Guy Reams (00:01.102)
This is day 348. Transfer risk, not costs.
One of the most difficult transitions that I participated in was a company that was trying to convert its traditional time and material services offering to an outcome based or fixed fee service. When they first started, the T and contracts were simple to conceive of and gained them some favor with their clients. The clients had a rate sheet and could calculate what the people were going to use and what that would cost them. The clients liked this because the costing and pricing model being used was transparent.
and they could easily consider and plan for projects using this type of model. The problem became that the client was accepting all of the risk. As the sophistication and complexity of what was being done increased, the client wanted less and less to take on the risk of paying time and materials. They did not know how long something was going to take to accomplish it. So they were nervous about getting a group of people started on the project only to find out
that they had not allocated enough time or enough resources. The clients began to push back on this type of contract because they did not want to take on this risk. Other competitors were coming in and offering fixed pricing for specific outcomes, which effectively reduced the client's risk. The competitors were charging five to 10 times the price for the same service, and the clients were accepting those due to one critical factor.
Risk transfer. In the T model, the pricing was easy to figure out. Number of hours, number of people, and a specific hourly rate, easy. The problem is that if there were overages or a need for more effort, the client shouldered all of that. If people underperformed or did a bad job, the client shouldered that risk as well. They would have to repeat the effort to fix any issues that did not work the way they wanted them to.
Guy Reams (02:02.978)
The initial allure of the exposed and straightforward cost model now had challenges. As a consequence, the clients started asking for guarantees or not to exceed values. This shifted risk to the contractor, and as a consequence, the contractor wanted to increase their price. This led me to a realization. You are not really pricing the cost of goods and services plus a margin.
What you are really calculating is how much you're going to charge for taking the risk that the client does not want to take. This means that margin, or at least good margin, is a calculation of how much risk you are transferring away from your client. That is ultimately where the value is derived. If you can figure out the risks that the client is facing and they would like to avoid those risks, then you have figured out what you can charge for.

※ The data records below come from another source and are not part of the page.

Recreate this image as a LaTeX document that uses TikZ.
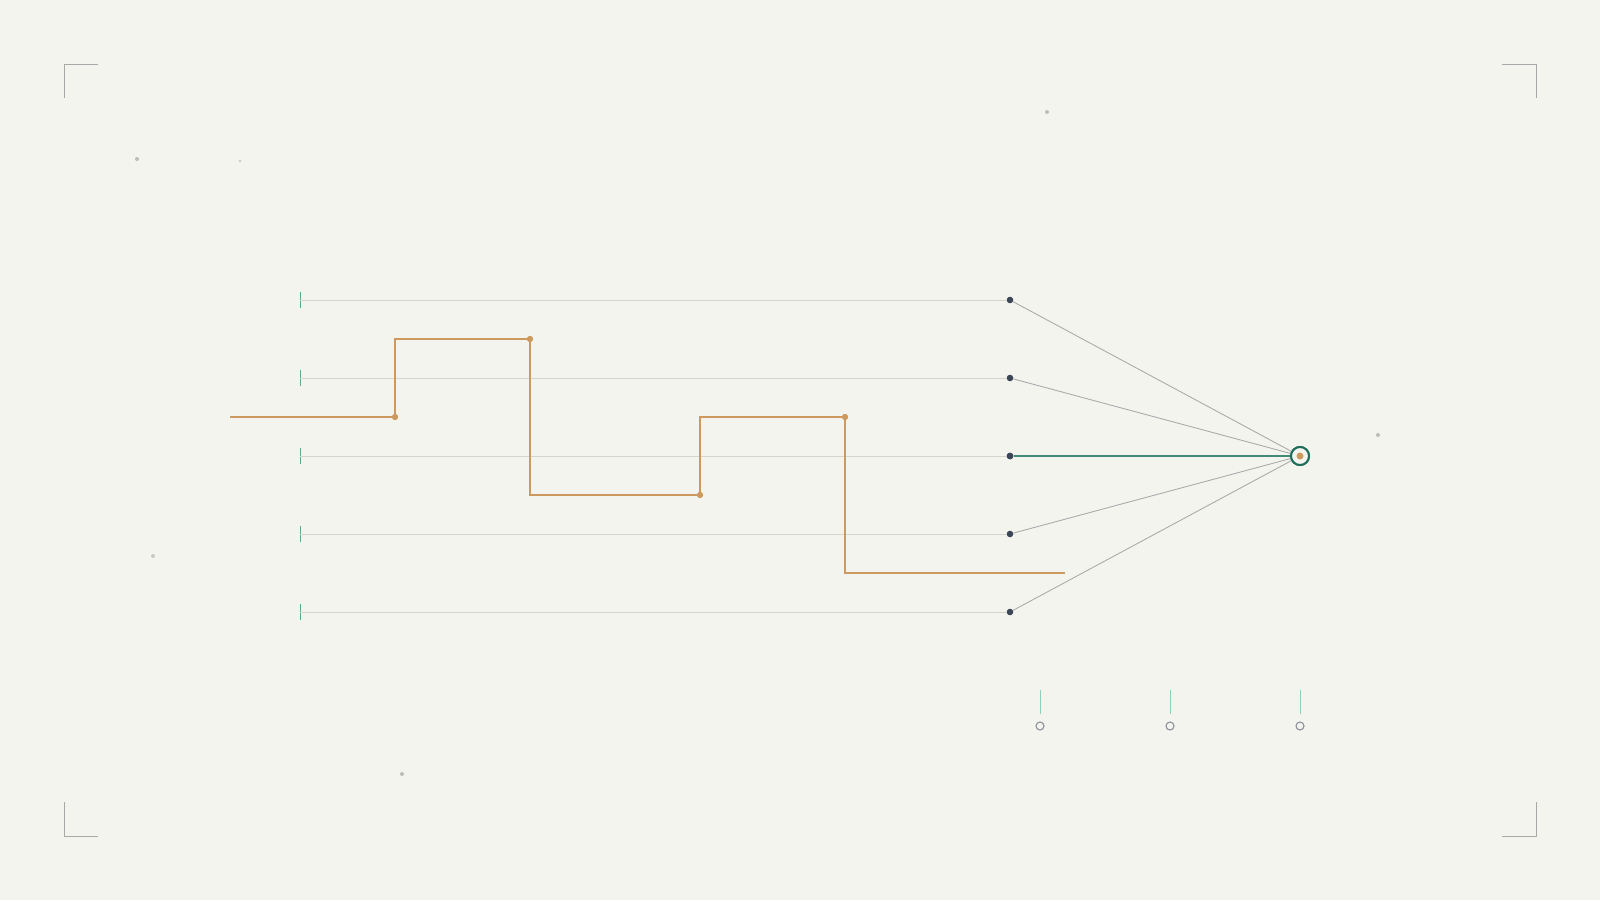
\documentclass[tikz,border=0pt]{standalone}
\begin{document}
\begin{tikzpicture}[x=1pt,y=-1pt,
  rowline/.style={draw=rowgray,line width=0.9pt},
  fanline/.style={draw=fangray,line width=0.9pt},
  tealtick/.style={draw=tickteal,line width=0.9pt},
  orangepath/.style={draw=ochre,line width=1.4pt},
  corner/.style={draw=cornergray,line width=1pt},
  darkdot/.style={circle,fill=slate,inner sep=0pt,minimum size=6.6pt},
  odot/.style={circle,fill=ochre,inner sep=0pt,minimum size=6pt},
  speck/.style={circle,fill=speckgray,inner sep=0pt,minimum size=4pt},
  ring/.style={circle,draw=ringgray,line width=1.1pt,fill=bg,inner sep=0pt,minimum size=8pt},
  btick/.style={draw=lightteal,line width=1pt}]
\definecolor{bg}{HTML}{F4F4EF}
\definecolor{rowgray}{HTML}{D6D4CD}
\definecolor{fangray}{HTML}{ABABAB}
\definecolor{tickteal}{HTML}{5BAA92}
\definecolor{deepteal}{HTML}{1F6E5C}
\definecolor{mainteal}{HTML}{3E8C78}
\definecolor{ochre}{HTML}{CC9A5E}
\definecolor{slate}{HTML}{3B4656}
\definecolor{cornergray}{HTML}{A8A8A8}
\definecolor{speckgray}{HTML}{BDBDB7}
\definecolor{ringgray}{HTML}{8C909A}
\definecolor{lightteal}{HTML}{8ED0C0}
\fill[bg] (0,0) rectangle (1600,900);
\useasboundingbox (0,0) rectangle (1600,900);
% corners
\draw[corner] (64,98) -- (64,64) -- (98,64);
\draw[corner] (1502,64) -- (1536,64) -- (1536,98);
\draw[corner] (64,802) -- (64,836) -- (98,836);
\draw[corner] (1502,836) -- (1536,836) -- (1536,802);
% specks
\node[speck] (s1) at (137,159) {};
\node[speck,minimum size=3.4pt,fill=speckgray!70] (s2) at (240,161) {};
\node[speck] (s3) at (1047,112) {};
\node[speck] (s4) at (1378,435) {};
\node[speck,fill=speckgray!80] (s5) at (153,556) {};
\node[speck] (s6) at (402,774) {};
% target
\node[circle,draw=deepteal,line width=2pt,fill=bg,inner sep=0pt,minimum size=18pt] (T) at (1300,456) {};
% rows
\foreach \i/\y in {1/300,2/378,3/456,4/534,5/612}{
  \coordinate (L\i) at (300,\y);
  \node[darkdot] (D\i) at (1010,\y) {};
  \draw[tealtick] (300,\y-8) -- (300,\y+8);
  \draw[rowline] (L\i) -- (D\i);
}
\foreach \i in {1,2,4,5}{ \draw[fanline] (D\i) -- (T); }
\draw[draw=mainteal,line width=1.6pt] (D3) -- (T);
\node[darkdot] at (D3) {};
\node[circle,draw=deepteal,line width=2pt,fill=bg,inner sep=0pt,minimum size=18pt] at (T) {};
\node[odot,minimum size=7pt] (Tc) at (T) {};
% orange step path
\coordinate (O0) at (230,417);
\node[odot] (O1) at (395,417) {};
\node[odot] (O2) at (530,339) {};
\node[odot] (O3) at (700,495) {};
\node[odot] (O4) at (845,417) {};
\coordinate (O5) at (1065,573);
\draw[orangepath] (O0) -- (O1.center) |- (O2.center) |- (O3.center) |- (O4.center) |- (O5);
\foreach \n in {O1,O2,O3,O4}{ \node[odot] at (\n) {}; }
% bottom markers
\foreach \j/\x in {1/1040,2/1170,3/1300}{
  \coordinate (B\j) at (\x,690);
  \node[ring] (R\j) at (\x,726) {};
  \draw[btick] (B\j) -- (\x,714);
}
\end{tikzpicture}
\end{document}
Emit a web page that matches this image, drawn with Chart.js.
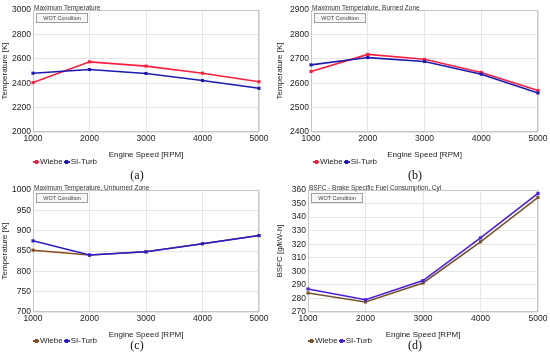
<!DOCTYPE html>
<html>
<head>
<meta charset="utf-8">
<script src="https://cdn.jsdelivr.net/npm/chart.js@4/dist/chart.umd.min.js"></script>
<style>
  body { margin: 0; background: #fff; width: 550px; height: 364px; position: relative; overflow: hidden; font-family: "Liberation Sans", Arial, sans-serif; }
  .cv { position: absolute; width: 275px; height: 160px; }
  .legend { position: absolute; font-size: 8px; color: #222; white-space: nowrap; line-height: 10px; }
  .mk { display: inline-block; position: relative; width: 6px; height: 2px; vertical-align: middle; margin-right: 1px; margin-left: 1px; }
  .mk i { position: absolute; left: 1.5px; top: -1px; width: 3px; height: 4px; background: inherit; }
  .cap { position: absolute; width: 40px; text-align: center; font-family: "Liberation Serif", "DejaVu Serif", serif; font-size: 12px; color: #111; }
</style>
</head>
<body>
<canvas id="chartA" class="cv" width="275" height="160" style="left:0;top:0"></canvas>
<canvas id="chartB" class="cv" width="275" height="160" style="left:275px;top:0"></canvas>
<canvas id="chartC" class="cv" width="275" height="160" style="left:0;top:180px"></canvas>
<canvas id="chartD" class="cv" width="275" height="160" style="left:275px;top:180px"></canvas>

<div class="legend" style="left:32px;top:157px"><span class="mk" style="background:#ff1f3d"><i></i></span>Wiebe<span class="mk" style="background:#1b1bb0"><i></i></span>SI-Turb</div>
<div class="legend" style="left:312px;top:157px"><span class="mk" style="background:#ff1f3d"><i></i></span>Wiebe<span class="mk" style="background:#1b1bb0"><i></i></span>SI-Turb</div>
<div class="legend" style="left:32px;top:336px"><span class="mk" style="background:#8a4a1c"><i></i></span>Wiebe<span class="mk" style="background:#2b1ccc"><i></i></span>SI-Turb</div>
<div class="legend" style="left:307px;top:336px"><span class="mk" style="background:#77532e"><i></i></span>Wiebe<span class="mk" style="background:#4a1ee0"><i></i></span>SI-Turb</div>

<div class="cap" style="left:117px;top:168px">(a)</div>
<div class="cap" style="left:395px;top:168px">(b)</div>
<div class="cap" style="left:117px;top:338px">(c)</div>
<div class="cap" style="left:395px;top:338px">(d)</div>

<script>
// engine speed categories
var speeds = ['1000', '2000', '3000', '4000', '5000'];

// (a) maximum temperature [K]
var maxTempWiebe = [2405, 2575, 2540, 2482, 2412];
var maxTempSiTurb = [2482, 2512, 2480, 2422, 2358];

// (b) maximum temperature, burned zone [K]
var burnedWiebe = [2648, 2718, 2698, 2644, 2570];
var burnedSiTurb = [2675, 2705, 2689, 2637, 2560];

// (c) maximum temperature, unburned zone [K]
var unburnedWiebe = [852, 840, 848, 868, 888];
var unburnedSiTurb = [875, 840, 848, 868, 888];

// (d) BSFC [g/kW-h]
var bsfcWiebe = [284, 277.4, 291.4, 321.8, 354.6];
var bsfcSiTurb = [287, 279, 293.2, 324.7, 357.5];

const decor = {
  id: 'decor',
  beforeDatasetsDraw(chart, args, opts) {
    const ctx = chart.ctx;
    const a = chart.chartArea;
    ctx.save();
    ctx.strokeStyle = '#c6c6c6';
    ctx.lineWidth = 1;
    ctx.strokeRect(a.left + 0.5, a.top + 0.5, a.right - a.left - 1, a.bottom - a.top - 1);
    // little title sitting on the frame
    ctx.font = '6.5px "Liberation Sans", Arial, sans-serif';
    ctx.fillStyle = '#333';
    ctx.textBaseline = 'bottom';
    ctx.textAlign = 'left';
    ctx.fillText(opts.title, a.left + 1, a.top + 1.5);
    // WOT Condition box
    ctx.fillStyle = '#f7f7f7';
    ctx.fillRect(a.left + 3.5, a.top + 3.5, 51, 9);
    ctx.strokeStyle = '#a0a0a0';
    ctx.strokeRect(a.left + 3.5, a.top + 3.5, 51, 9);
    ctx.fillStyle = '#444';
    ctx.font = '5.5px "Liberation Sans", Arial, sans-serif';
    ctx.textBaseline = 'middle';
    ctx.textAlign = 'center';
    ctx.fillText('WOT Condition', a.left + 29, a.top + 8.3);
    ctx.restore();
  }
};

function drawChart(id, title, yTitle, wiebe, siTurb, colors, yMin, yMax, yStep, yWidth, padRight) {
  new Chart(document.getElementById(id), {
    type: 'line',
    data: {
      labels: speeds,
      datasets: [{
        label: 'Wiebe',
        data: wiebe,
        borderColor: colors[0],
        backgroundColor: colors[0],
        order: 1
      }, {
        label: 'SI-Turb',
        data: siTurb,
        borderColor: colors[1],
        backgroundColor: colors[1],
        order: 0
      }]
    },
    options: {
      responsive: false,
      animation: false,
      devicePixelRatio: 1,
      elements: {
        line: { borderWidth: 1.6, tension: 0, fill: false },
        point: { pointStyle: 'rect', radius: 2.2, borderWidth: 0 }
      },
      layout: { padding: { top: 10, right: padRight, left: 0, bottom: 0 } },
      plugins: {
        legend: { display: false },
        tooltip: { enabled: false },
        decor: { title: title }
      },
      scales: {
        x: {
          grid: { color: '#e6e6e6', drawTicks: false },
          border: { display: false },
          ticks: { color: '#222', padding: 2, maxRotation: 0, font: { family: '"Liberation Sans", Arial', size: 8.5 } },
          title: { display: true, text: 'Engine Speed [RPM]', color: '#222', padding: { top: 3, bottom: 0 }, font: { family: '"Liberation Sans", Arial', size: 8 } },
          afterFit: function (s) { s.height = 28; }
        },
        y: {
          min: yMin,
          max: yMax,
          grid: { color: '#e6e6e6', drawTicks: false },
          border: { display: false },
          ticks: {
            stepSize: yStep, autoSkip: false, color: '#222', padding: 2,
            font: { family: '"Liberation Sans", Arial', size: 8.5 },
            callback: function (v) { return String(v); }
          },
          title: { display: true, text: yTitle, color: '#222', padding: 0, font: { family: '"Liberation Sans", Arial', size: 8 } },
          afterFit: function (s) { s.width = yWidth; }
        }
      }
    },
    plugins: [decor]
  });
}

drawChart('chartA', 'Maximum Temperature', 'Temperature [K]', maxTempWiebe, maxTempSiTurb,
  ['#ff1f3d', '#1b1bb0'], 2000, 3000, 200, 33, 16);
drawChart('chartB', 'Maximum Temperature, Burned Zone', 'Temperature [K]', burnedWiebe, burnedSiTurb,
  ['#ff1f3d', '#1b1bb0'], 2400, 2900, 100, 36, 12);
drawChart('chartC', 'Maximum Temperature, Unburned Zone', 'Temperature [K]', unburnedWiebe, unburnedSiTurb,
  ['#8a4a1c', '#2b1ccc'], 700, 1000, 50, 33, 16);
drawChart('chartD', 'BSFC - Brake Specific Fuel Consumption, Cyl', 'BSFC [g/kW-h]', bsfcWiebe, bsfcSiTurb,
  ['#77532e', '#4a1ee0'], 270, 360, 10, 33, 12);
</script>
</body>
</html>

The interesting part is figuring out how valuable that risk transfer is. In some cases, in the services business in my example, I have found that to be quite significant. This is not just a calculation of meeting a desired outcome or a project completion. This could also relate to data quality, availability, feasibility of hitting targets for accuracy, pass-through concerns from third-party contracts, absorbing pricing volatility.
and handling compliance and security concerns. All of these and many more are potential areas for risk transfer. Each can be more valuable than the last. As I learned with my experience in the professional services firm, the bottom rung of the risk price ladder is time and materials, where the client takes all of the risk. The next rung is fixed fees with some ability to issue change orders. And then the next rung after that is fixed
fees with some sort of SLA penalty or credits. Then of course is the idea of outcome based, where the contractor only earns after the desired result is achieved. The hardest one, where the contractor accepts most or all the risk is called gain share. This concept is that the contractor gains as the client gains and only when the client gains. This is the exciting one where a great deal of wealth is generated.
Guy Reams (04:24.344)
but the contractor is definitely taking on most of the risk. This concept of charging for risk is not new. Consulting firms have been working with this idea for decades. What is often not well designed is how to compute the premium costs that you will charge for taking the risk in a simple and yet defensible way. That seems to be the stumbling block when your client has a mutual conspiracy with you to get to a simple model
based on the cost that exposes the client to all the risk. Convincing them that this is not the best model is difficult, because not all people can see where the cost really lies, and that is with the acceptance and the avoidance of risk.